If you’ve ever driven past Bharuch and wondered what that “industrial perfume” in the air was — congratulations, you’ve already inhaled a little bit of GNFC’s revenue stream.
The company straddles three worlds: fertilizers (the green savior), chemicals (the real moneymaker), and a sprinkling of IT services (because every PSU wants to say ‘we do tech’). Despite the fertilizer tag, 60% of revenue in H1 FY25 came from chemicals like Methanol, Formic Acid, and the legendary Toluene Di-Isocyanate (TDI) — the product that decides GNFC’s fate each quarter like a moody Bollywood villain.

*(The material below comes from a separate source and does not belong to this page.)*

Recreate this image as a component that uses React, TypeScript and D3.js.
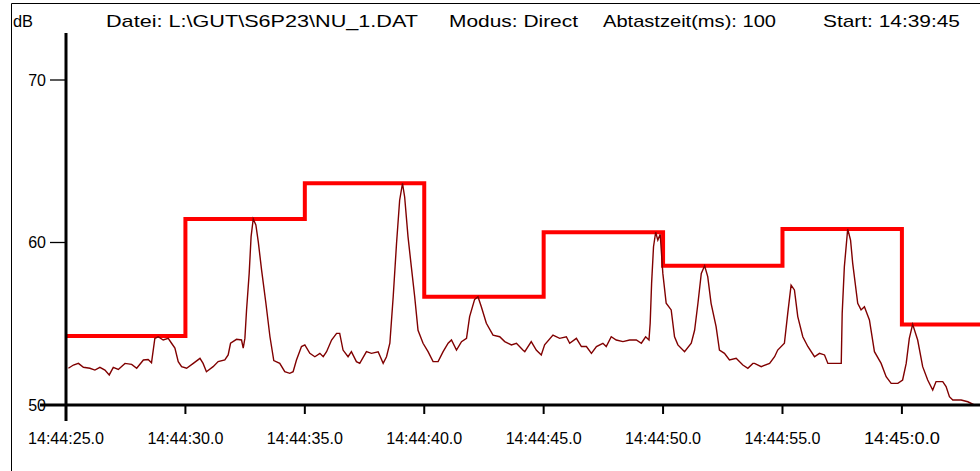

After facing a 29% revenue dip in the chemical segment between FY22–FY24, the company has been in recovery mode. The Dahej TDI plant is back, new nitric acid capacity is on the way, and management promises that “FY26 will be brighter.” Investors just hope it doesn’t come with another Department of Telecommunications (DOT) demand shock — because in November 2025, GNFC casually disclosed a ₹21,370 crore demand notice from DOT. That’s 3x its market cap. No wonder the CFO’s chai consumption probably doubled that week.
3. Business Model – WTF Do They Even Do?
Think of GNFC as that Gujarati uncle who does a bit of everything — fertilizer farming, chemical trading, and IT consultancy — all from the same industrial thali.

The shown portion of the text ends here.